───── GIVEN MATERIAL ─────

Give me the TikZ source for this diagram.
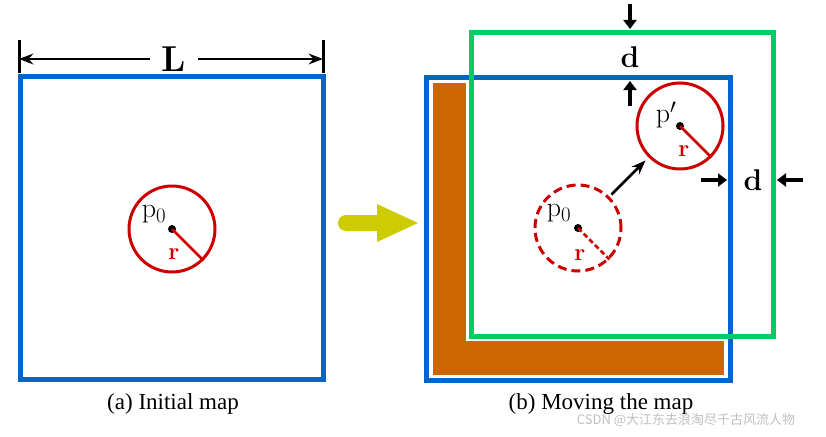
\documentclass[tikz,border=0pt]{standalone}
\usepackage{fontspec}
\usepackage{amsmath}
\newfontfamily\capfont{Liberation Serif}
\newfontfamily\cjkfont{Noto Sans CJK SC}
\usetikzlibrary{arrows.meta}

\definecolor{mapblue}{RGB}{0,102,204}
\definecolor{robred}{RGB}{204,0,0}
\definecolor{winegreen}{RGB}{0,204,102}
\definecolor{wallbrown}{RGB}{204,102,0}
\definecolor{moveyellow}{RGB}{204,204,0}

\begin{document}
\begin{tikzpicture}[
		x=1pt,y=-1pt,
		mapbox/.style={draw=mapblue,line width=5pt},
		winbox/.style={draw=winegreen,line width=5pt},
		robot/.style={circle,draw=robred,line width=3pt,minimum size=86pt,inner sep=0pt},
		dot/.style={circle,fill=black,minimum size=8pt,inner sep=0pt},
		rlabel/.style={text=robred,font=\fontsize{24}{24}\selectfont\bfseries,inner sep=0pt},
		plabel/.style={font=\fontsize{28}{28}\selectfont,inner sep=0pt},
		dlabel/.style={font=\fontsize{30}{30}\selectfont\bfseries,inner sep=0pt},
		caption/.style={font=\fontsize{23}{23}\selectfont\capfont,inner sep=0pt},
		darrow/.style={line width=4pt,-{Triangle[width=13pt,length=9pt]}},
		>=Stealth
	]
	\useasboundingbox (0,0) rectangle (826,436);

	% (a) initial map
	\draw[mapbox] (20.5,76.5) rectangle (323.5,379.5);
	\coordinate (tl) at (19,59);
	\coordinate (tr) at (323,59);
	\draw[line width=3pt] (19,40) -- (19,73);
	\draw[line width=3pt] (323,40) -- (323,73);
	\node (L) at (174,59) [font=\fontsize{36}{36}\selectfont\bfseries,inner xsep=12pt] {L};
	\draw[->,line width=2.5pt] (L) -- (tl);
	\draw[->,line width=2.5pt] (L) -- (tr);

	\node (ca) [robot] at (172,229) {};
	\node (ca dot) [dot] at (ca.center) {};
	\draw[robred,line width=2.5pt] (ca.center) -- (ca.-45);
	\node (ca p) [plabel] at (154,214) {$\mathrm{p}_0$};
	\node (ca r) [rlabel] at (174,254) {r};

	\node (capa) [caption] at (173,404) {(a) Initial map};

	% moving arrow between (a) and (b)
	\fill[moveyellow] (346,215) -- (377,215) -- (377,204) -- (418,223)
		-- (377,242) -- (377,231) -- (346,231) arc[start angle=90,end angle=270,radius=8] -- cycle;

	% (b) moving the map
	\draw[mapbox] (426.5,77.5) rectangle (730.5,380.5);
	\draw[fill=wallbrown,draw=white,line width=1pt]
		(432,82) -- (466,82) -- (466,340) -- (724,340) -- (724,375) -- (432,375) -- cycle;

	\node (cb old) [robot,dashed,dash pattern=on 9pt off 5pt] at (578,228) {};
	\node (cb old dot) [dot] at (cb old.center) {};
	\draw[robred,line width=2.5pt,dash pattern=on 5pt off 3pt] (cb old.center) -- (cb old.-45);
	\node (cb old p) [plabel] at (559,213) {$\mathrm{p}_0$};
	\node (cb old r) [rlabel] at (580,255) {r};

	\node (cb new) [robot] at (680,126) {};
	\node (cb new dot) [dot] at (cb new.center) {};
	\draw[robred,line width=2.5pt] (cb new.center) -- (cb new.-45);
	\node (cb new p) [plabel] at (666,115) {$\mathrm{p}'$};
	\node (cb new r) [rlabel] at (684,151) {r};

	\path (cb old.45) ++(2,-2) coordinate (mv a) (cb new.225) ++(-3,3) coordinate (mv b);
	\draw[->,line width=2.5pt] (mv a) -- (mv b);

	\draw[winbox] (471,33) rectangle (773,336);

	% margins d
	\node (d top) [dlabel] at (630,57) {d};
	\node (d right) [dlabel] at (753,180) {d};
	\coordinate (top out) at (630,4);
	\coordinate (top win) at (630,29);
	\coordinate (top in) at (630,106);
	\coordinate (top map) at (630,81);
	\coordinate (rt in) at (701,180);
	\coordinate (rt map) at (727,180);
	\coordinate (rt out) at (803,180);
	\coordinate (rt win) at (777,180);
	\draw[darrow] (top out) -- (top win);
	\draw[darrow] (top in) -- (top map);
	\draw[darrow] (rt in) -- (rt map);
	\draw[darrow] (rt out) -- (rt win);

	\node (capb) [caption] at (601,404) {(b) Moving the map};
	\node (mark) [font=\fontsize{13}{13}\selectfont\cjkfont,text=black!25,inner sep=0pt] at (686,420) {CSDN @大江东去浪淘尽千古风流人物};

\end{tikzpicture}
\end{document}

─────

TASK GOAL: Produce an exact copy of each line of data, skipping embedded images.

CORRECT OUTPUT:
Give me the TikZ source for this diagram.
\documentclass[tikz,border=0pt]{standalone}
\usepackage{fontspec}
\usepackage{amsmath}
\newfontfamily\capfont{Liberation Serif}
\newfontfamily\cjkfont{Noto Sans CJK SC}
\usetikzlibrary{arrows.meta}

\definecolor{mapblue}{RGB}{0,102,204}
\definecolor{robred}{RGB}{204,0,0}
\definecolor{winegreen}{RGB}{0,204,102}
\definecolor{wallbrown}{RGB}{204,102,0}
\definecolor{moveyellow}{RGB}{204,204,0}

\begin{document}
\begin{tikzpicture}[
		x=1pt,y=-1pt,
		mapbox/.style={draw=mapblue,line width=5pt},
		winbox/.style={draw=winegreen,line width=5pt},
		robot/.style={circle,draw=robred,line width=3pt,minimum size=86pt,inner sep=0pt},
		dot/.style={circle,fill=black,minimum size=8pt,inner sep=0pt},
		rlabel/.style={text=robred,font=\fontsize{24}{24}\selectfont\bfseries,inner sep=0pt},
		plabel/.style={font=\fontsize{28}{28}\selectfont,inner sep=0pt},
		dlabel/.style={font=\fontsize{30}{30}\selectfont\bfseries,inner sep=0pt},
		caption/.style={font=\fontsize{23}{23}\selectfont\capfont,inner sep=0pt},
		darrow/.style={line width=4pt,-{Triangle[width=13pt,length=9pt]}},
		>=Stealth
	]
	\useasboundingbox (0,0) rectangle (826,436);

	% (a) initial map
	\draw[mapbox] (20.5,76.5) rectangle (323.5,379.5);
	\coordinate (tl) at (19,59);
	\coordinate (tr) at (323,59);
	\draw[line width=3pt] (19,40) -- (19,73);
	\draw[line width=3pt] (323,40) -- (323,73);
	\node (L) at (174,59) [font=\fontsize{36}{36}\selectfont\bfseries,inner xsep=12pt] {L};
	\draw[->,line width=2.5pt] (L) -- (tl);
	\draw[->,line width=2.5pt] (L) -- (tr);

	\node (ca) [robot] at (172,229) {};
	\node (ca dot) [dot] at (ca.center) {};
	\draw[robred,line width=2.5pt] (ca.center) -- (ca.-45);
	\node (ca p) [plabel] at (154,214) {$\mathrm{p}_0$};
	\node (ca r) [rlabel] at (174,254) {r};

	\node (capa) [caption] at (173,404) {(a) Initial map};

	% moving arrow between (a) and (b)
	\fill[moveyellow] (346,215) -- (377,215) -- (377,204) -- (418,223)
		-- (377,242) -- (377,231) -- (346,231) arc[start angle=90,end angle=270,radius=8] -- cycle;

	% (b) moving the map
	\draw[mapbox] (426.5,77.5) rectangle (730.5,380.5);
	\draw[fill=wallbrown,draw=white,line width=1pt]
		(432,82) -- (466,82) -- (466,340) -- (724,340) -- (724,375) -- (432,375) -- cycle;

	\node (cb old) [robot,dashed,dash pattern=on 9pt off 5pt] at (578,228) {};
	\node (cb old dot) [dot] at (cb old.center) {};
	\draw[robred,line width=2.5pt,dash pattern=on 5pt off 3pt] (cb old.center) -- (cb old.-45);
	\node (cb old p) [plabel] at (559,213) {$\mathrm{p}_0$};
	\node (cb old r) [rlabel] at (580,255) {r};

	\node (cb new) [robot] at (680,126) {};
	\node (cb new dot) [dot] at (cb new.center) {};
	\draw[robred,line width=2.5pt] (cb new.center) -- (cb new.-45);
	\node (cb new p) [plabel] at (666,115) {$\mathrm{p}'$};
	\node (cb new r) [rlabel] at (684,151) {r};

	\path (cb old.45) ++(2,-2) coordinate (mv a) (cb new.225) ++(-3,3) coordinate (mv b);
	\draw[->,line width=2.5pt] (mv a) -- (mv b);

	\draw[winbox] (471,33) rectangle (773,336);

	% margins d
	\node (d top) [dlabel] at (630,57) {d};
	\node (d right) [dlabel] at (753,180) {d};
	\coordinate (top out) at (630,4);
	\coordinate (top win) at (630,29);
	\coordinate (top in) at (630,106);
	\coordinate (top map) at (630,81);
	\coordinate (rt in) at (701,180);
	\coordinate (rt map) at (727,180);
	\coordinate (rt out) at (803,180);
	\coordinate (rt win) at (777,180);
	\draw[darrow] (top out) -- (top win);
	\draw[darrow] (top in) -- (top map);
	\draw[darrow] (rt in) -- (rt map);
	\draw[darrow] (rt out) -- (rt win);

	\node (capb) [caption] at (601,404) {(b) Moving the map};
	\node (mark) [font=\fontsize{13}{13}\selectfont\cjkfont,text=black!25,inner sep=0pt] at (686,420) {CSDN @大江东去浪淘尽千古风流人物};

\end{tikzpicture}
\end{document}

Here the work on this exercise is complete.